==== DATA LINES
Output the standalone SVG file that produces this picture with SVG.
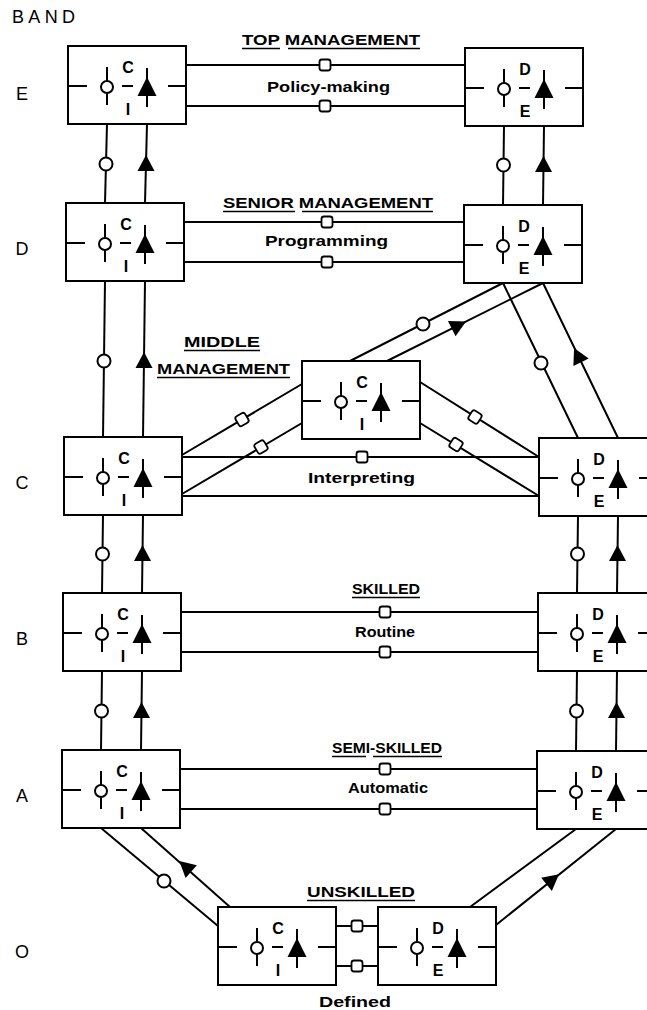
<svg xmlns="http://www.w3.org/2000/svg" xmlns:xlink="http://www.w3.org/1999/xlink" width="647" height="1010" viewBox="0 0 647 1010">
<style>
.ln{stroke:#000;stroke-width:2;fill:none}
.ul{stroke:#000;stroke-width:1.6;fill:none}
.lbl{font-family:"Liberation Sans",Arial,sans-serif;font-weight:bold;font-size:14px;fill:#000}
.hd{font-family:"Liberation Sans",Arial,sans-serif;font-weight:bold;font-size:15px;fill:#000}
.band{font-family:"Liberation Sans",Arial,sans-serif;font-size:18px;fill:#000}
.ltr{font-family:"Liberation Sans",Arial,sans-serif;font-weight:bold;font-size:16px;text-anchor:middle;fill:#000}
</style>
<defs>
<g id="box">
<rect x="0" y="0" width="118" height="78" fill="#fff" stroke="#000" stroke-width="2"/>
<path d="M0,40H19M54,40H65M100,40H118M39,21V59M79,22V61" stroke="#000" stroke-width="2" fill="none"/>
<circle cx="39" cy="41" r="6" fill="#fff" stroke="#000" stroke-width="2"/>
<path d="M79,31L88.5,50L69.5,50Z" fill="#000"/>
</g>
<circle id="cm" r="6.5" fill="#fff" stroke="#000" stroke-width="2"/>
<path id="am" d="M0,-9L8.5,7L-8.5,7Z" fill="#000"/>
<rect id="sm" x="-5.5" y="-5.5" width="11" height="11" rx="2.5" fill="#fff" stroke="#000" stroke-width="1.8"/>
</defs>
<rect width="647" height="1010" fill="#fff"/>

<g id="connectors">
<path class="ln" d="M107,124L105,203M147,124L145,203M105,281L103,437M145,281L143,437M103,515L102,593M143,515L142,593M102,671L101,750M142,671L141,750"/>
<path class="ln" d="M504,126L503,205M544,126L543,205M578,516L577,593M618,516L617,593M577,671L576,751M617,671L616,751"/>
<path class="ln" d="M503,283L350,361M543,283L387,361M503,283L578,438M543,283L618,438"/>
<path class="ln" d="M182,455L302,384M182,494L302,423M420,382L539,457M420,423L539,496"/>
<path class="ln" d="M101,828L218,926M141,828L230,907M576,829L470,907M616,829L496,925"/>
<path class="ln" d="M186,65H465M186,106H465M184,222H464M184,262H464M182,457H539M182,496H539M181,612H538M181,652H538M180,769H537M180,809H537M336,926H378M336,966H378"/>
<use xlink:href="#cm" x="106" y="164"/><use xlink:href="#am" x="146" y="164"/>
<use xlink:href="#cm" x="104" y="361"/><use xlink:href="#am" x="144" y="361"/>
<use xlink:href="#cm" x="102.5" y="554"/><use xlink:href="#am" x="142.5" y="554"/>
<use xlink:href="#cm" x="101.5" y="711"/><use xlink:href="#am" x="141.5" y="711"/>
<use xlink:href="#cm" x="503.5" y="165"/><use xlink:href="#am" x="543.5" y="165"/>
<use xlink:href="#cm" x="577.5" y="554"/><use xlink:href="#am" x="617.5" y="554"/>
<use xlink:href="#cm" x="576.5" y="711"/><use xlink:href="#am" x="616.5" y="711"/>
<use xlink:href="#cm" x="423" y="324"/>
<use xlink:href="#am" transform="translate(458,325.5) rotate(63.4)"/>
<use xlink:href="#cm" x="541" y="363"/>
<use xlink:href="#am" transform="translate(578,356) rotate(-25.8)"/>
<use xlink:href="#cm" x="164" y="881"/>
<use xlink:href="#am" transform="translate(186,867) rotate(-48.4)"/>
<use xlink:href="#am" transform="translate(552,880) rotate(51.3)"/>
<use xlink:href="#sm" x="325" y="65"/><use xlink:href="#sm" x="325" y="106"/>
<use xlink:href="#sm" x="327" y="222"/><use xlink:href="#sm" x="327" y="262"/>
<use xlink:href="#sm" x="362" y="457"/>
<use xlink:href="#sm" transform="translate(242,419.5) rotate(-30.6)"/>
<use xlink:href="#sm" transform="translate(261,447) rotate(-30.6)"/>
<use xlink:href="#sm" transform="translate(475,417) rotate(32)"/>
<use xlink:href="#sm" transform="translate(456,444.5) rotate(32)"/>
<use xlink:href="#sm" x="385" y="612"/><use xlink:href="#sm" x="385" y="652"/>
<use xlink:href="#sm" x="385" y="769"/><use xlink:href="#sm" x="385" y="809"/>
<use xlink:href="#sm" x="357" y="926"/><use xlink:href="#sm" x="357" y="966"/>
</g>

<g id="labels">
<text class="band" x="12" y="23" textLength="63">BAND</text>
<text class="band" x="22" y="100" text-anchor="middle">E</text>
<text class="band" x="22" y="255" text-anchor="middle">D</text>
<text class="band" x="22" y="489" text-anchor="middle">C</text>
<text class="band" x="22" y="645" text-anchor="middle">B</text>
<text class="band" x="22" y="802" text-anchor="middle">A</text>
<text class="band" x="22" y="958" text-anchor="middle">O</text>

<text class="hd" x="242" y="45" textLength="178" lengthAdjust="spacingAndGlyphs">TOP MANAGEMENT</text>
<path class="ul" d="M242,48.5H280M288,48.5H420"/>
<text class="lbl" x="267" y="92" textLength="123" lengthAdjust="spacingAndGlyphs">Policy-making</text>
<text class="hd" x="223" y="208" textLength="210" lengthAdjust="spacingAndGlyphs">SENIOR MANAGEMENT</text>
<path class="ul" d="M223,211.5H295M302,211.5H433"/>
<text class="lbl" x="265" y="246" textLength="123" lengthAdjust="spacingAndGlyphs">Programming</text>
<text class="hd" x="184" y="347" textLength="76" lengthAdjust="spacingAndGlyphs">MIDDLE</text>
<path class="ul" d="M184,350.5H260"/>
<text class="hd" x="157" y="374" textLength="133" lengthAdjust="spacingAndGlyphs">MANAGEMENT</text>
<path class="ul" d="M157,377.5H290"/>
<text class="lbl" x="308" y="483" textLength="107" lengthAdjust="spacingAndGlyphs">Interpreting</text>
<text class="hd" x="352" y="594" textLength="68" lengthAdjust="spacingAndGlyphs">SKILLED</text>
<path class="ul" d="M352,597.5H420"/>
<text class="lbl" x="355" y="637" textLength="60" lengthAdjust="spacingAndGlyphs">Routine</text>
<text class="hd" x="332" y="753" textLength="110" lengthAdjust="spacingAndGlyphs">SEMI-SKILLED</text>
<path class="ul" d="M332,756.5H366M373,756.5H442"/>
<text class="lbl" x="348" y="793" textLength="80" lengthAdjust="spacingAndGlyphs">Automatic</text>
<text class="hd" x="307" y="897" textLength="108" lengthAdjust="spacingAndGlyphs">UNSKILLED</text>
<path class="ul" d="M307,900.5H415"/>
<text class="lbl" x="319" y="1007" textLength="72" lengthAdjust="spacingAndGlyphs">Defined</text>
</g>

<g id="node-E-left" transform="translate(68,46)"><use xlink:href="#box"/><text class="ltr" x="60" y="27">C</text><text class="ltr" x="60" y="69">I</text></g>
<g id="node-D-left" transform="translate(66,203)"><use xlink:href="#box"/><text class="ltr" x="60" y="27">C</text><text class="ltr" x="60" y="69">I</text></g>
<g id="node-C-left" transform="translate(64,437)"><use xlink:href="#box"/><text class="ltr" x="60" y="27">C</text><text class="ltr" x="60" y="69">I</text></g>
<g id="node-B-left" transform="translate(63,593)"><use xlink:href="#box"/><text class="ltr" x="60" y="27">C</text><text class="ltr" x="60" y="69">I</text></g>
<g id="node-A-left" transform="translate(62,750)"><use xlink:href="#box"/><text class="ltr" x="60" y="27">C</text><text class="ltr" x="60" y="69">I</text></g>
<g id="node-middle" transform="translate(302,361)"><use xlink:href="#box"/><text class="ltr" x="60" y="27">C</text><text class="ltr" x="60" y="69">I</text></g>
<g id="node-O-left" transform="translate(218,907)"><use xlink:href="#box"/><text class="ltr" x="60" y="27">C</text><text class="ltr" x="60" y="69">I</text></g>
<g id="node-O-right" transform="translate(378,907)"><use xlink:href="#box"/><text class="ltr" x="60" y="27">D</text><text class="ltr" x="60" y="69">E</text></g>
<g id="node-E-right" transform="translate(465,48)"><use xlink:href="#box"/><text class="ltr" x="60" y="27">D</text><text class="ltr" x="60" y="69">E</text></g>
<g id="node-D-right" transform="translate(464,205)"><use xlink:href="#box"/><text class="ltr" x="60" y="27">D</text><text class="ltr" x="60" y="69">E</text></g>
<g id="node-C-right" transform="translate(539,438)"><use xlink:href="#box"/><text class="ltr" x="60" y="27">D</text><text class="ltr" x="60" y="69">E</text></g>
<g id="node-B-right" transform="translate(538,593)"><use xlink:href="#box"/><text class="ltr" x="60" y="27">D</text><text class="ltr" x="60" y="69">E</text></g>
<g id="node-A-right" transform="translate(537,751)"><use xlink:href="#box"/><text class="ltr" x="60" y="27">D</text><text class="ltr" x="60" y="69">E</text></g>
</svg>
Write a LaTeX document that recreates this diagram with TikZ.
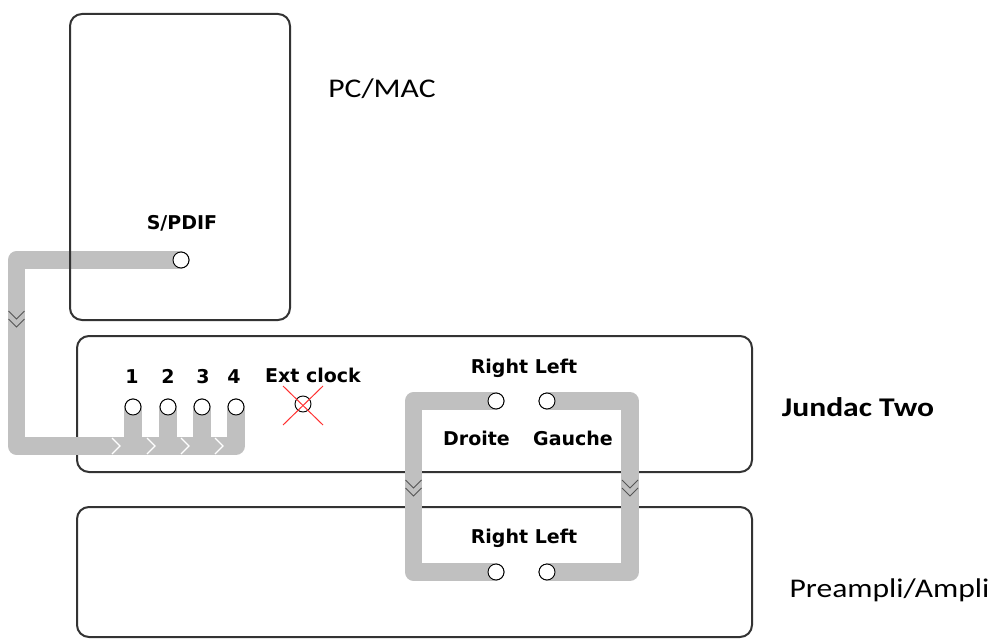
========
SHORT EXERCISE:
Output a single number: how many lines contain the word "this".

THE ANSWER:
2